Au temps de la guerre froide l’Europe et les Etats-Unis formaient un bloc, appelé Occident. L’Amérique était venue au secours des Européens pour les délivrer de la peste nazie. Elle les avait aidés ensuite à créer la Communauté européenne, devenue plus tard l’Union européenne. Elle les protégeait du péril communiste à travers l’OTAN et défendait à leurs côtés la démocratie face au totalitarisme. La solidarité transatlantique était à l’ordre du jour. De part et d’autre de l’océan, on partageait la même exigence de liberté, le même désir de prospérité, la même aspiration à la modernité. On ne cherchait pas encore à affirmer une identité européenne. Ou plutôt on inscrivait celle-ci dans le cadre d’une étroite coopération entre l’ancien et le nouveau continent.
Une minorité d’Européens, notamment en France, où subsistait et où subsiste encore un vieux fond d’anti-américanisme, refusaient ce qu’ils percevaient comme un asservissement. C’était l’époque où Le Monde militait pour le neutralisme, c’est-à-dire pour un double rejet du capitalisme américain et du communisme soviétique. Mais la plupart des pays d’Europe de l’Ouest ne remettaient pas en cause le lien qui les unissait à Washington. La construction européenne n’était pas conçue comme un moyen de s’opposer aux Etats-Unis mais plutôt de renforcer le bloc occidental.

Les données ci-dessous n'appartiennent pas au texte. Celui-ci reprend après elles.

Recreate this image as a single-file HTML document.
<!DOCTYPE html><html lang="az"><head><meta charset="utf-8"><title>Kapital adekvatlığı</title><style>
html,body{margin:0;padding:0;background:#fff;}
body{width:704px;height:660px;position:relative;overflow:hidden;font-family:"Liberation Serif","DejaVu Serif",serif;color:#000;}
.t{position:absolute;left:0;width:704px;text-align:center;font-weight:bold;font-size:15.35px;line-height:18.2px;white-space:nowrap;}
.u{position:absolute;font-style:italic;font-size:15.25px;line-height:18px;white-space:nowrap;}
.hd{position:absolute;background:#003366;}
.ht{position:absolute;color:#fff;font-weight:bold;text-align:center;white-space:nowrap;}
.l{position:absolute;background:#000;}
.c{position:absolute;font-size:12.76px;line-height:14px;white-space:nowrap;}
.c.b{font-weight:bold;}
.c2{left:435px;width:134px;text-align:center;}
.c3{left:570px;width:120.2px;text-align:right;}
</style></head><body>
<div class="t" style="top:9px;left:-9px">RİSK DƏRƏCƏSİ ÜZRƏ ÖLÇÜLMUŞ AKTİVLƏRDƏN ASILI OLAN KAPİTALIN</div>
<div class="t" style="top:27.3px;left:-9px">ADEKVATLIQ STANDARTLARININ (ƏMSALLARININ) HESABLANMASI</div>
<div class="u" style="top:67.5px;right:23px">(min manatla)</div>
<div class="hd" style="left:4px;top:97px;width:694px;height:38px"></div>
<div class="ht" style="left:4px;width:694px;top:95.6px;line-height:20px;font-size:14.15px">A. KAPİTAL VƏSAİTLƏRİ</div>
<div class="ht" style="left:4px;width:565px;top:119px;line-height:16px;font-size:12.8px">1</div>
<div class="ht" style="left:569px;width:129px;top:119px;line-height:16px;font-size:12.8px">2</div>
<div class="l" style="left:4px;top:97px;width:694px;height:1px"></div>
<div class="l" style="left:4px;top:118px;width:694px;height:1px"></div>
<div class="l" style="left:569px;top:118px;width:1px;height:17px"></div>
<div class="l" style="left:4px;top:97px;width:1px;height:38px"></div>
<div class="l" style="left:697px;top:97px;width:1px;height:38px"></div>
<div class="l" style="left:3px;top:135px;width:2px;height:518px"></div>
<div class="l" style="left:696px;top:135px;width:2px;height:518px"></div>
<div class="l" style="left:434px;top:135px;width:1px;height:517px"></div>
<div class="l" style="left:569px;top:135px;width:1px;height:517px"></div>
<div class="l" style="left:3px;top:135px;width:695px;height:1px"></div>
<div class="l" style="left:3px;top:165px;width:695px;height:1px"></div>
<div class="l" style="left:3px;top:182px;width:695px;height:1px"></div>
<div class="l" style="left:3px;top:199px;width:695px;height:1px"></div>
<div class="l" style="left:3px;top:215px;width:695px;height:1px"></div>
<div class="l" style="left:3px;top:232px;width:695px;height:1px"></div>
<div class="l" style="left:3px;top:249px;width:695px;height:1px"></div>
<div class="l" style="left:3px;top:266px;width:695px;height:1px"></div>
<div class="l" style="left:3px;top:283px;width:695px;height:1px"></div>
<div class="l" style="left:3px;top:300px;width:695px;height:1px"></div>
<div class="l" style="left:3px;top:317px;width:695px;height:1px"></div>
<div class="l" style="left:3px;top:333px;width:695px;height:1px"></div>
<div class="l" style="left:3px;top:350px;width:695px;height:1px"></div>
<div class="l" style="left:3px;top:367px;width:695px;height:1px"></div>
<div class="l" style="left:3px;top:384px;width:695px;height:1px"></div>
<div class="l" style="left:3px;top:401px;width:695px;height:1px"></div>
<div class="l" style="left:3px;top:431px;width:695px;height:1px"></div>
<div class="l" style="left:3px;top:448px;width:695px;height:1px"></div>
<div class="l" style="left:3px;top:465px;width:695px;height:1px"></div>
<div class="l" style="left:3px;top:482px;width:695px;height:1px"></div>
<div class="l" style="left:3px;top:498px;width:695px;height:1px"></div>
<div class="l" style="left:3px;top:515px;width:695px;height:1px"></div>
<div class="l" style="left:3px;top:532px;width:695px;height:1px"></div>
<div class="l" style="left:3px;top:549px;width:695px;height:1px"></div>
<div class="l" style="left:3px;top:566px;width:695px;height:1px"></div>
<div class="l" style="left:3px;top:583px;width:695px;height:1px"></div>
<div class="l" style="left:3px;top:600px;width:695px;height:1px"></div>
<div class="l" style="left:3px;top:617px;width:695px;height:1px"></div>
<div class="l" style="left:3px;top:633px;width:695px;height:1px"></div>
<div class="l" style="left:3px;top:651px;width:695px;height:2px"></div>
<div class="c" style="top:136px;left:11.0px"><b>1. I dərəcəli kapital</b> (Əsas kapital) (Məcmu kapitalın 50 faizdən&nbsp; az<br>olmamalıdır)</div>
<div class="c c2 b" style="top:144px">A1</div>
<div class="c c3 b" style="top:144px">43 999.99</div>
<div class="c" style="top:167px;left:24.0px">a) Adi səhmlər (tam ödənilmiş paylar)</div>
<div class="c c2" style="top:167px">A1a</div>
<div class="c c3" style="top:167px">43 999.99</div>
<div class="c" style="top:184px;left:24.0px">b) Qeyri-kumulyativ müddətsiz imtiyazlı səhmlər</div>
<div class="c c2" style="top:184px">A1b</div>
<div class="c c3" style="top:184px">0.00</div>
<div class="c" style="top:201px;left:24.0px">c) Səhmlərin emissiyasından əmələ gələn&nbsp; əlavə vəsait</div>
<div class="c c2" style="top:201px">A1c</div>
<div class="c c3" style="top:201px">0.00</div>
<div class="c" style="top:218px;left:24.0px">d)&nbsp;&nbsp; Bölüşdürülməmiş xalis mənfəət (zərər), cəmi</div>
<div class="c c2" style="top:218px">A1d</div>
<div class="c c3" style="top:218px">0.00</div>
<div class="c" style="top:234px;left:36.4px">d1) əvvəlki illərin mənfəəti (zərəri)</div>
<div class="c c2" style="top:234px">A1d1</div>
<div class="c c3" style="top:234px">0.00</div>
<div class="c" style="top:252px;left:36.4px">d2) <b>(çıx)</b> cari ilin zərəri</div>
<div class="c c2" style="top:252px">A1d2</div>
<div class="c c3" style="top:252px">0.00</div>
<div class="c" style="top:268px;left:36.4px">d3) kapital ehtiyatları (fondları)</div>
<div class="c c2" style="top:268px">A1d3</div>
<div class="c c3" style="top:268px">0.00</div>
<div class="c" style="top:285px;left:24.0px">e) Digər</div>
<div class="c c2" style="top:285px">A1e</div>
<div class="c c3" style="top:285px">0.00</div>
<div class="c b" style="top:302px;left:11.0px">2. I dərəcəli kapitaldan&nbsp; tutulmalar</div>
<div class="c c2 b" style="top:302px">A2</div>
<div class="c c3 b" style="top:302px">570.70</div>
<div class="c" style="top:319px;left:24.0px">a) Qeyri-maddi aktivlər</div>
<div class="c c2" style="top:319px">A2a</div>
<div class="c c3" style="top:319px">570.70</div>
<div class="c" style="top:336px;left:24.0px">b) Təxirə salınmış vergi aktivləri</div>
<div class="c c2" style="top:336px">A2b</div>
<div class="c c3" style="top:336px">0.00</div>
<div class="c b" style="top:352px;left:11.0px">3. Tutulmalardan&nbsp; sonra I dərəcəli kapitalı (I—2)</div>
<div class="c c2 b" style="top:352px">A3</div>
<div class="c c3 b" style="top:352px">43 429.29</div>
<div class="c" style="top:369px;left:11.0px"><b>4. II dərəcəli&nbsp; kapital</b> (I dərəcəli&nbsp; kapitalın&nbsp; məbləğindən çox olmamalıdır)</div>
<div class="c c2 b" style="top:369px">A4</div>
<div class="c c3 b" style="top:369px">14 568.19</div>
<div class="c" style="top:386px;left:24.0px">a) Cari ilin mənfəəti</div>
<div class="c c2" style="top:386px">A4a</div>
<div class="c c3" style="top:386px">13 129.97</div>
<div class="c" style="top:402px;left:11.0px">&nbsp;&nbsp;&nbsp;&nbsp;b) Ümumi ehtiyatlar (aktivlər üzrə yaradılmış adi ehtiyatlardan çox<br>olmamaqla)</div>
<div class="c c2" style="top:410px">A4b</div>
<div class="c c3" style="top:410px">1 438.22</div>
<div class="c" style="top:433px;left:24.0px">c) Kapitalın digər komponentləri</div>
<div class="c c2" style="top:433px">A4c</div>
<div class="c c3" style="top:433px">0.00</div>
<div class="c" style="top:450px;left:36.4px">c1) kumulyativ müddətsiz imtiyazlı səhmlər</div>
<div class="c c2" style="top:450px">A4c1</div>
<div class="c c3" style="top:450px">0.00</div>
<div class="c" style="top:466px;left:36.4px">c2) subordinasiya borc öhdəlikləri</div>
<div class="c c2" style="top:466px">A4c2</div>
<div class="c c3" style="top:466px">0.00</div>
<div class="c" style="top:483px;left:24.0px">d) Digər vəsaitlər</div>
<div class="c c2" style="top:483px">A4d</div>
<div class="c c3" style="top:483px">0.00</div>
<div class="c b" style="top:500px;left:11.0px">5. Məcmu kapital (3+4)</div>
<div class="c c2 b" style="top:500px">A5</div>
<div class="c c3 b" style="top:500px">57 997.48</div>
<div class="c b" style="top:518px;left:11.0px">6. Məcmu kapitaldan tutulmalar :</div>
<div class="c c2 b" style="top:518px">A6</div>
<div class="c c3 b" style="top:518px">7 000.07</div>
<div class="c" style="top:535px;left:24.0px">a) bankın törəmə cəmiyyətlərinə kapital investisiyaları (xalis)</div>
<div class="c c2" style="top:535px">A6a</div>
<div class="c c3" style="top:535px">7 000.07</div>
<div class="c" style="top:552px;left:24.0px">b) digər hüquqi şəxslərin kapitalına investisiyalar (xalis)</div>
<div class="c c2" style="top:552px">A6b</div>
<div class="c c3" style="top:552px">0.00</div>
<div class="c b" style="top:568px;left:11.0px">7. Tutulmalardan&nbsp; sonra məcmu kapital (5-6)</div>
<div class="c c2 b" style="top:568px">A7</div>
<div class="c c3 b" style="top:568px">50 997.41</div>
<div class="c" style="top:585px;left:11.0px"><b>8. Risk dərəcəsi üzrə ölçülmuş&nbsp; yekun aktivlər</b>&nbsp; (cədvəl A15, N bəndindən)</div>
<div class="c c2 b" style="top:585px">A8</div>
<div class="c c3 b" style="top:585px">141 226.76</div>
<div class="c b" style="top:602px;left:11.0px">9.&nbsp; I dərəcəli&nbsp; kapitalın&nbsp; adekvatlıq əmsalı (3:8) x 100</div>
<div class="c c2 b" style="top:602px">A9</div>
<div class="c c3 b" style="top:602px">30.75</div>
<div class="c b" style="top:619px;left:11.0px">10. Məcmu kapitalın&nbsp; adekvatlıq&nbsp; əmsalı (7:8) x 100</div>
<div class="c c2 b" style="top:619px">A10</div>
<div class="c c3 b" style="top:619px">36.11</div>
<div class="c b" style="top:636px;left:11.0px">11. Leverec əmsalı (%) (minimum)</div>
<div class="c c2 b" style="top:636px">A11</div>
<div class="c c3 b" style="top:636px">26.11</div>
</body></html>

Certes l’alliance militaire entre les deux continents apparaissait comme inégale mais cette disparité n’entamait pas la relation de confiance entre les deux rives de l’Atlantique.
Il a fallu attendre les bouleversements qui ont accompagné la dissolution de l’URSS pour que les Européens tentent de s’émanciper de leur puissant allié. Les plus résolus d’entre eux ont tenu à rappeler que les valeurs européennes ne se confondent pas avec les valeurs américaines et que les deux peuples ne défendent pas le même modèle de société. L’affirmation d’une identité européenne passerait donc par une prise de distance avec les Etats-Unis. La crise a éclaté en 2003 lorsque le tandem franco-allemand a refusé de s’associer à la guerre en Irak. Le politologue américain Robert Kagan a acté le divorce en opposant la puissance de l’Amérique, issue de Mars, à la faiblesse de l’Europe, venue de Vénus. « La fin de l’Occident ? », interrogeait, en 2005, le chercheur français François Heisbourg.
La méfiance entre les deux continents a été accrue ensuite par les provocations de Donald Trump. Mais l’arrivée de Joe Biden à la Maison-Blanche pourrait bien changer la donne. Le nouveau président a multiplié les signes de bienveillance à l’égard de l’Union européenne, allant jusqu’à participer, en visioconférence, à son dernier sommet. Il a souligné la communauté de valeurs qui unit les deux rives de l’Atlantique et souhaité le renforcement de leur lien dans une union reconstituée. Ses interlocuteurs européens n’ont pas manqué de se réjouir de ce changement de ton. « L’Amérique est de retour et nous sommes heureux de vous retrouver », a lancé le président du Conseil européen, Charles Michel, tandis que la présidente de la Commission, Ursula von der Leyen, appelait à « un nouveau programme transatlantique ».
Avec l’Amérique, c’est bien l’Occident qui est de retour – en paroles, sinon en actes. Un bloc euro-américain se reforme à l’Ouest, comme au temps de la guerre froide. Il est vrai qu’à l’Est un autre bloc se met en place, qui rassemble la Chine et la Russie, deux pays qui n’hésitent pas à défier les puissances occidentales. Il est normal que celles-ci réagissent dès lors qu’elles s’estiment menacées. Une nouvelle guerre froide semble naître, qui prend la forme, pour le moment, d’une vaste lutte d’influence entre le camp des démocraties et celui des dictatures. Il faut souhaiter que la négociation l’emporte sur l’affrontement.